Getting an item can return a borrowed reference depending on the API:

PyObject *value = PyDict_GetItemWithError(d, key);
if (value == NULL) {
    if (PyErr_Occurred()) {
        return NULL;
    }
    Py_RETURN_NONE;
}

/* borrowed reference */
Py_INCREF(value);
return value;

Reference ownership rules matter.

16.32 Set C API Sketch

Creating a set:

PyObject *s = PySet_New(NULL);
if (s == NULL) {
    return NULL;
}

Adding an item:

PyObject *item = PyUnicode_FromString("x");
if (item == NULL) {
    Py_DECREF(s);
    return NULL;
}

if (PySet_Add(s, item) < 0) {
    Py_DECREF(item);
    Py_DECREF(s);
    return NULL;
}

Py_DECREF(item);

The set owns its own reference after insertion. The local reference is still released.

Membership:

int present = PySet_Contains(s, item);
if (present < 0) {
    return NULL;
}

The result is:

1 if present
0 if absent
-1 on error

16.33 Mental Model

Use this model:

dict
    hash table mapping keys to values
    keys must be hashable
    insertion order preserved
    stores references to keys and values
    used throughout CPython runtime

set
    hash table storing keys only
    keys must be hashable
    no insertion-order guarantee
    optimized for membership and set algebra

For both containers:

hash chooses where to look
equality confirms the key
collisions are handled by probing
resizing keeps lookup efficient
mutation changes table structure
iteration depends on table state

16.34 Summary

Dictionaries and sets are hash-table containers. Dictionaries map hashable keys to values and preserve insertion order. Sets store unique hashable elements and optimize membership testing and set operations.

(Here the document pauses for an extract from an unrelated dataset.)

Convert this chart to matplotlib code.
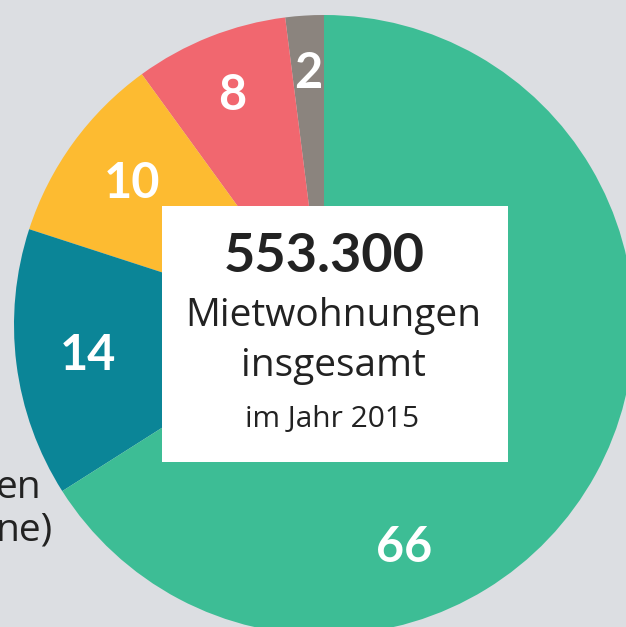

CPython uses dictionaries as a core runtime structure for globals, attributes, classes, modules, keyword arguments, and caches. Their implementation includes hash caching, collision handling, resizing, split-table layouts, version tags, and order preservation.

Understanding dictionaries and sets explains much of Python’s speed, object model, attribute lookup, namespace behavior, and common performance patterns.